DATA EXTRACT:
^^^^
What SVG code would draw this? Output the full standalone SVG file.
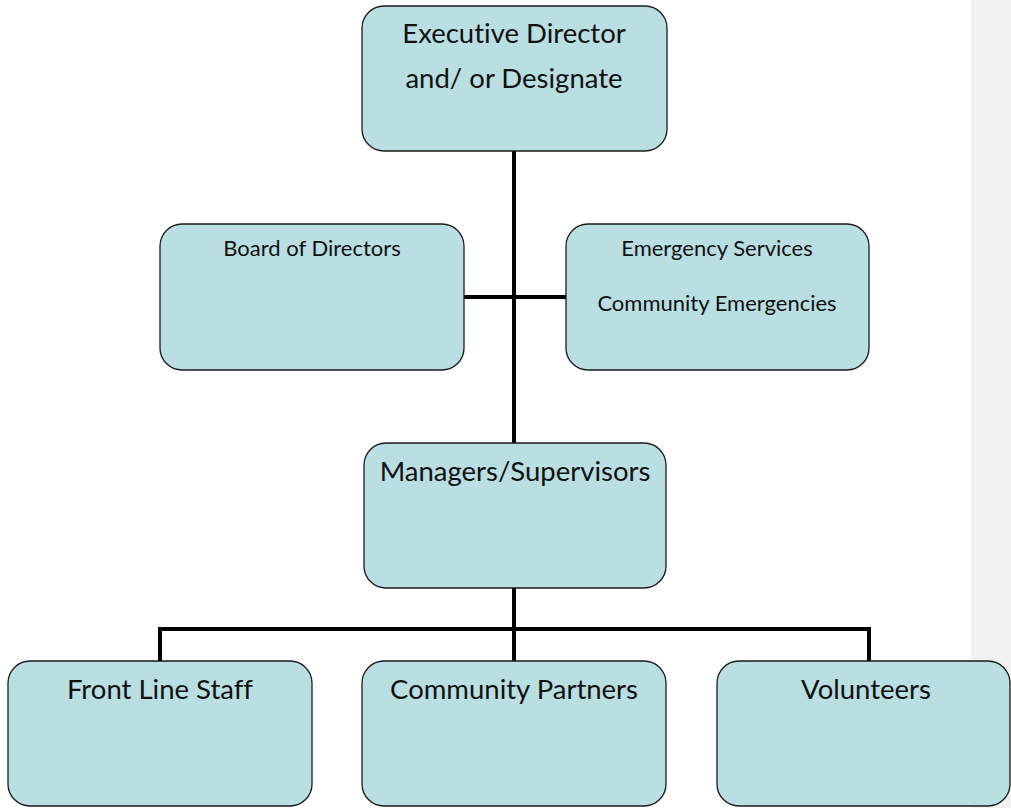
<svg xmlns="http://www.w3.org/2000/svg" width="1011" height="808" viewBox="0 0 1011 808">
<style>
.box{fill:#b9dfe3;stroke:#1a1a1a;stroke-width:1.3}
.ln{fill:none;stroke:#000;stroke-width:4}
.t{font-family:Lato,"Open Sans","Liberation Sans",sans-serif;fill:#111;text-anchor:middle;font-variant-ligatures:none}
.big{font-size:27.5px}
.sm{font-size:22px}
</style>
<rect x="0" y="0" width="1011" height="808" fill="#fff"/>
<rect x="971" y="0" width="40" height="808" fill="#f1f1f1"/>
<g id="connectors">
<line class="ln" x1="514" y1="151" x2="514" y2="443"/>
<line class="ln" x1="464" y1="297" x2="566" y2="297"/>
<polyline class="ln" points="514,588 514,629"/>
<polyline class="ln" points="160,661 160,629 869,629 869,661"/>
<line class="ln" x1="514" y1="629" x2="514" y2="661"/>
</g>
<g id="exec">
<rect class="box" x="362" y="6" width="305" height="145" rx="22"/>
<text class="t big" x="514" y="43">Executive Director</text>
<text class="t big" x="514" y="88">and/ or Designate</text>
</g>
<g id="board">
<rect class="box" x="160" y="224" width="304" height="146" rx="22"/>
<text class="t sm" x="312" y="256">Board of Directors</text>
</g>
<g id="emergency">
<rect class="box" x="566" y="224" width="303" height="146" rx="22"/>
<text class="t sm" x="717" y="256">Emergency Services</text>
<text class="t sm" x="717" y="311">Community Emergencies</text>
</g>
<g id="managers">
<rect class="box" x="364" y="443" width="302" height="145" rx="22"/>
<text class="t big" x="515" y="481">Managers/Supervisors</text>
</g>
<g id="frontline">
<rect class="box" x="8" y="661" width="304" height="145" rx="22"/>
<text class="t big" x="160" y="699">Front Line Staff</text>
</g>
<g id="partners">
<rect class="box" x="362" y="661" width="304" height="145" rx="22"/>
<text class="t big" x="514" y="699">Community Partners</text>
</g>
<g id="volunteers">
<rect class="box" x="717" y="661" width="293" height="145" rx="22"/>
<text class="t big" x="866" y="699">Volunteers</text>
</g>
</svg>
^^^^
PROBLEM REQUIREMENTS: Reproduce the full listing above verbatim, with no pictures included.

EXERCISE RESULT:
What SVG code would draw this? Output the full standalone SVG file.
<svg xmlns="http://www.w3.org/2000/svg" width="1011" height="808" viewBox="0 0 1011 808">
<style>
.box{fill:#b9dfe3;stroke:#1a1a1a;stroke-width:1.3}
.ln{fill:none;stroke:#000;stroke-width:4}
.t{font-family:Lato,"Open Sans","Liberation Sans",sans-serif;fill:#111;text-anchor:middle;font-variant-ligatures:none}
.big{font-size:27.5px}
.sm{font-size:22px}
</style>
<rect x="0" y="0" width="1011" height="808" fill="#fff"/>
<rect x="971" y="0" width="40" height="808" fill="#f1f1f1"/>
<g id="connectors">
<line class="ln" x1="514" y1="151" x2="514" y2="443"/>
<line class="ln" x1="464" y1="297" x2="566" y2="297"/>
<polyline class="ln" points="514,588 514,629"/>
<polyline class="ln" points="160,661 160,629 869,629 869,661"/>
<line class="ln" x1="514" y1="629" x2="514" y2="661"/>
</g>
<g id="exec">
<rect class="box" x="362" y="6" width="305" height="145" rx="22"/>
<text class="t big" x="514" y="43">Executive Director</text>
<text class="t big" x="514" y="88">and/ or Designate</text>
</g>
<g id="board">
<rect class="box" x="160" y="224" width="304" height="146" rx="22"/>
<text class="t sm" x="312" y="256">Board of Directors</text>
</g>
<g id="emergency">
<rect class="box" x="566" y="224" width="303" height="146" rx="22"/>
<text class="t sm" x="717" y="256">Emergency Services</text>
<text class="t sm" x="717" y="311">Community Emergencies</text>
</g>
<g id="managers">
<rect class="box" x="364" y="443" width="302" height="145" rx="22"/>
<text class="t big" x="515" y="481">Managers/Supervisors</text>
</g>
<g id="frontline">
<rect class="box" x="8" y="661" width="304" height="145" rx="22"/>
<text class="t big" x="160" y="699">Front Line Staff</text>
</g>
<g id="partners">
<rect class="box" x="362" y="661" width="304" height="145" rx="22"/>
<text class="t big" x="514" y="699">Community Partners</text>
</g>
<g id="volunteers">
<rect class="box" x="717" y="661" width="293" height="145" rx="22"/>
<text class="t big" x="866" y="699">Volunteers</text>
</g>
</svg>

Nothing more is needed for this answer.